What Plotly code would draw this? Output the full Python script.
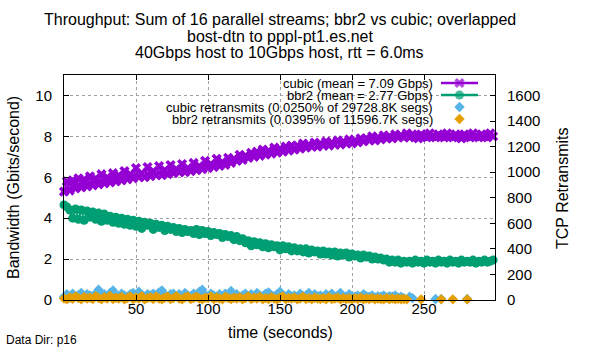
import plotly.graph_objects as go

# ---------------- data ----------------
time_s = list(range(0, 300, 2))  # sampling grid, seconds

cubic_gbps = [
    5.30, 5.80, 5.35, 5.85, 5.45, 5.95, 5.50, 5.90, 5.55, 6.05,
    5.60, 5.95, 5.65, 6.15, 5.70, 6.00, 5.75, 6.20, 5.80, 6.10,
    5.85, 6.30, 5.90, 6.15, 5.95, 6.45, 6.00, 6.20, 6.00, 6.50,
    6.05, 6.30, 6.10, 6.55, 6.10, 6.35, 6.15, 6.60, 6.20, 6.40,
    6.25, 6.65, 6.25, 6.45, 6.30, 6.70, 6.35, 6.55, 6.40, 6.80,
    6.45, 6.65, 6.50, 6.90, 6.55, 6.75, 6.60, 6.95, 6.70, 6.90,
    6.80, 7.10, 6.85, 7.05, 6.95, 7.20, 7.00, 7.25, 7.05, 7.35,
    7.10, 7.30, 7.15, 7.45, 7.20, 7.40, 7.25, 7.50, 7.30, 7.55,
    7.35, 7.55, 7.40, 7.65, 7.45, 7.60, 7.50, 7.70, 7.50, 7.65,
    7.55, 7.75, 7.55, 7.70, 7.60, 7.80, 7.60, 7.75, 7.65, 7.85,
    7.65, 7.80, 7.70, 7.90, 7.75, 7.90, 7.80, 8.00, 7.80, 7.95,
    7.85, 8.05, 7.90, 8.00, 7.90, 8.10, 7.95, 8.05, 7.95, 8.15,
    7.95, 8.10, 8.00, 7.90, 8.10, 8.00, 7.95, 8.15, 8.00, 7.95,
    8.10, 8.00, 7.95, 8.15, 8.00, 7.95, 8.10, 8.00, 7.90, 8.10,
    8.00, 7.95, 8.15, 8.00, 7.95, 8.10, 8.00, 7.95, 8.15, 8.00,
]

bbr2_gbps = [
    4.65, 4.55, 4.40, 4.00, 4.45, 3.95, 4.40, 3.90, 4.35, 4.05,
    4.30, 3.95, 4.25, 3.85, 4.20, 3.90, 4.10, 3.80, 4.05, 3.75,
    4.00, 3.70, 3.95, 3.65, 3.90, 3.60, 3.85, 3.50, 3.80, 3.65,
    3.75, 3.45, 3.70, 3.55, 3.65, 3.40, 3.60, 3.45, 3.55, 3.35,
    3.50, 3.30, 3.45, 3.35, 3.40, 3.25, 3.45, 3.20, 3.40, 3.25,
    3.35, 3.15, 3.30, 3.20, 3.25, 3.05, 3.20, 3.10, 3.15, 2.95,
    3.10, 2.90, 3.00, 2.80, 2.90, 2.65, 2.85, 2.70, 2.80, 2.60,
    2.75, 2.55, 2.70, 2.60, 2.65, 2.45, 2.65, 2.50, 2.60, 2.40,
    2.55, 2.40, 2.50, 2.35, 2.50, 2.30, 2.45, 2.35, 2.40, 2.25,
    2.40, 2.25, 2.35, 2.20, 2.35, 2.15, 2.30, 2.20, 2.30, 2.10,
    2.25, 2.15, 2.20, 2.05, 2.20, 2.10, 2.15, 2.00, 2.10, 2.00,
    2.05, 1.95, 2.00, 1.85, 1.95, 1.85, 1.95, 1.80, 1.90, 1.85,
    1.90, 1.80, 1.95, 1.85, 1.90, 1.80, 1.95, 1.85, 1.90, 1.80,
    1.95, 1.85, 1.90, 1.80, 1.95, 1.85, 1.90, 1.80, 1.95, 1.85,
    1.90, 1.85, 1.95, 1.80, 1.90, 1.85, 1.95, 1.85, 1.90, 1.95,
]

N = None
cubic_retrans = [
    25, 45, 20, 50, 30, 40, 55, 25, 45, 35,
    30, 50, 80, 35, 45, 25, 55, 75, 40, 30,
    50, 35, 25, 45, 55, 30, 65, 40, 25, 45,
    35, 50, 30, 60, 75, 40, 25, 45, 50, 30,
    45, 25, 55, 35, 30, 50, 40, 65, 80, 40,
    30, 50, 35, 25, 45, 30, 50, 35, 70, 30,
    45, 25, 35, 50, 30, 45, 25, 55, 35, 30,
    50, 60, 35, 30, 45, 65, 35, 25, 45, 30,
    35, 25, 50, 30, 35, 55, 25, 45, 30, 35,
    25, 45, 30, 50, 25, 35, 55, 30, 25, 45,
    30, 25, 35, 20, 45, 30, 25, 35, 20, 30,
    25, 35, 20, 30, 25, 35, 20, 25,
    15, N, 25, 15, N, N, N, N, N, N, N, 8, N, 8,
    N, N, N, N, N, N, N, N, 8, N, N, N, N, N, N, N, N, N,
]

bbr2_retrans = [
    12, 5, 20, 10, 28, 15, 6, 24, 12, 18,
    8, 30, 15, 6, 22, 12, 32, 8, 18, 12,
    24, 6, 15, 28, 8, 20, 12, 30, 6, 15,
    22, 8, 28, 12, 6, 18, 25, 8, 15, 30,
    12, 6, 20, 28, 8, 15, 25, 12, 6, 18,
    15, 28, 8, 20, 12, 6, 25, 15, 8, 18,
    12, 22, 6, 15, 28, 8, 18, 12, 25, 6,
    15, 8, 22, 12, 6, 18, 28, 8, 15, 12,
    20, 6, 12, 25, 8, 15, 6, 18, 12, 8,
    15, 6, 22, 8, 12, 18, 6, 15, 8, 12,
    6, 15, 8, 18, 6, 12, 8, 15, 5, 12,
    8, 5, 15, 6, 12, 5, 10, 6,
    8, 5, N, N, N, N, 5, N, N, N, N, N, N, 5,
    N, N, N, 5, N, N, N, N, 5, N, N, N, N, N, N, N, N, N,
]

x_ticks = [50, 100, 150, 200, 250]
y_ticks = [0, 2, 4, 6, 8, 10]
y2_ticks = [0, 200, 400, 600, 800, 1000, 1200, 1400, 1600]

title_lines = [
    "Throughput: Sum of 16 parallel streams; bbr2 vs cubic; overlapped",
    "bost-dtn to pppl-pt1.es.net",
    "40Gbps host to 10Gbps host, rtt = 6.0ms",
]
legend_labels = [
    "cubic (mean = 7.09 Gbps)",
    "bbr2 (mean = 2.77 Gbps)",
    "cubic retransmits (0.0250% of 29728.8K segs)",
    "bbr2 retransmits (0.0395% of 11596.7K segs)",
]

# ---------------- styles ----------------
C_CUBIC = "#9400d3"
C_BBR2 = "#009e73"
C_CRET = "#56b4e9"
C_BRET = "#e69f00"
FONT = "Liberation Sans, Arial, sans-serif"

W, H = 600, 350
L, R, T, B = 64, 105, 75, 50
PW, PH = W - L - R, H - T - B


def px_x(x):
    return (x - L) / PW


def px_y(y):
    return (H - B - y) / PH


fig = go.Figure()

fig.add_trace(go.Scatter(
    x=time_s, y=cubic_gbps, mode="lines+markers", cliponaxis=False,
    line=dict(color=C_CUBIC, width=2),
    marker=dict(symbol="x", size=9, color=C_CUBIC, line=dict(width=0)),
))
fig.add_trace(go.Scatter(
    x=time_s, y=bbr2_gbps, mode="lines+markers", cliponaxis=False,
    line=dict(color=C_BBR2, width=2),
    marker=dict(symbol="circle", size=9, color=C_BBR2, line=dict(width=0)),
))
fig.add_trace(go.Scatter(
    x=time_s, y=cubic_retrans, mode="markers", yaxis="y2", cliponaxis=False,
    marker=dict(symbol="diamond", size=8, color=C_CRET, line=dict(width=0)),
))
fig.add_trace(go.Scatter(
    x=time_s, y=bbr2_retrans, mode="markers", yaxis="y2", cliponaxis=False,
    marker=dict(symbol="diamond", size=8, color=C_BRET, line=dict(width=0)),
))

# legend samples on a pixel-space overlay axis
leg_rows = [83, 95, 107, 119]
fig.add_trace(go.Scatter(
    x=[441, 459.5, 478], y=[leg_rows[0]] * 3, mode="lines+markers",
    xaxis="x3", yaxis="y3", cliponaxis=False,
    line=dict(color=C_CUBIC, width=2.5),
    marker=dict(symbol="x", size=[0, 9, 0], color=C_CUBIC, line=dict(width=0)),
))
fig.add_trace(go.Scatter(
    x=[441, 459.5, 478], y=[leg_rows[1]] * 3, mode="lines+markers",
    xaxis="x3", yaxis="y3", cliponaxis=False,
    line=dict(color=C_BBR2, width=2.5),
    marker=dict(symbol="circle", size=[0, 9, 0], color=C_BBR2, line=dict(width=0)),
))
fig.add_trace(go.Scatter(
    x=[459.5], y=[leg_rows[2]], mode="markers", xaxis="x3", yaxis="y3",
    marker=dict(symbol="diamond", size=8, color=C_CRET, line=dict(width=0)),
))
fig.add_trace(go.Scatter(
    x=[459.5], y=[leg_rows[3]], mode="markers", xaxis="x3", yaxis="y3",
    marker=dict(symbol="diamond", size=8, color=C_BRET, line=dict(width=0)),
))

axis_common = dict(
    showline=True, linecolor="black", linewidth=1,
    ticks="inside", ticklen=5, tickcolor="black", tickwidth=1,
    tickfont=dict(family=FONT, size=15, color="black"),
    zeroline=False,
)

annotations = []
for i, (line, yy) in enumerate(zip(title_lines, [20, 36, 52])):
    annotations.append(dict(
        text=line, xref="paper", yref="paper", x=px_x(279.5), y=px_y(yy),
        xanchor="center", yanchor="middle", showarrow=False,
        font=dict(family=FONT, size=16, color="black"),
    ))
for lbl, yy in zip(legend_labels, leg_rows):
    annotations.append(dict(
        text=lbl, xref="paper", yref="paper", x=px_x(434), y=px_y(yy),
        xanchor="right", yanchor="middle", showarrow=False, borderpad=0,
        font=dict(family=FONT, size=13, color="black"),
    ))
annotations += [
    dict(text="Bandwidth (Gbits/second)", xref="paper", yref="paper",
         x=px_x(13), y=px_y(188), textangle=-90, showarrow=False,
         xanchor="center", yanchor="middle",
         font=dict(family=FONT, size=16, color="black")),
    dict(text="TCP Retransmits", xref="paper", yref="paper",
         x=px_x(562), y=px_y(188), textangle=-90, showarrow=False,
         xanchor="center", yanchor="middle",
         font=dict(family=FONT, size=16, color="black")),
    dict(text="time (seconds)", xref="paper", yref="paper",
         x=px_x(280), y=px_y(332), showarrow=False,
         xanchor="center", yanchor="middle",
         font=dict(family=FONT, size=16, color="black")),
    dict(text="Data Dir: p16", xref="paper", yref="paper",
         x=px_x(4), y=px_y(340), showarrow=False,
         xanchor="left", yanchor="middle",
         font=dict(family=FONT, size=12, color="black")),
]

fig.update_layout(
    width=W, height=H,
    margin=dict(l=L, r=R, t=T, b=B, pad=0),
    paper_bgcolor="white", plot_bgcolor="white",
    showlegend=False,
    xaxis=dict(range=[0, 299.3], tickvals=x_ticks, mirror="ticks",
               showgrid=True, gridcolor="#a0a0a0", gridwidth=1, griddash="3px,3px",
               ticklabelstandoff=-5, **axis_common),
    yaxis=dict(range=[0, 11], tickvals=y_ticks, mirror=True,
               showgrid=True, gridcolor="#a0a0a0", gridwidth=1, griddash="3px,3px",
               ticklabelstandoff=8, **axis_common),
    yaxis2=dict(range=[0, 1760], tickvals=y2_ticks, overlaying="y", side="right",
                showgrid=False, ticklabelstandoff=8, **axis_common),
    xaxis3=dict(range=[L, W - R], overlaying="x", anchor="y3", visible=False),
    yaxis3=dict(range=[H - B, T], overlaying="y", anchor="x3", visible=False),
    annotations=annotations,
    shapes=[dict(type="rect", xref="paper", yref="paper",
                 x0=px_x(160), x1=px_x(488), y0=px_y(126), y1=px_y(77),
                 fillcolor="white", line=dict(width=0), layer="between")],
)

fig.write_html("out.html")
┄┄┄┄┄┄
(DIRECTIVE):
Repeat only the lines from the beginning of the material through the line containing "time_s = list(range(0, 300, 2))", both ends kept, leaving pictures out.

(EXPECTED ANSWER):
What Plotly code would draw this? Output the full Python script.
import plotly.graph_objects as go

# ---------------- data ----------------
time_s = list(range(0, 300, 2))  # sampling grid, seconds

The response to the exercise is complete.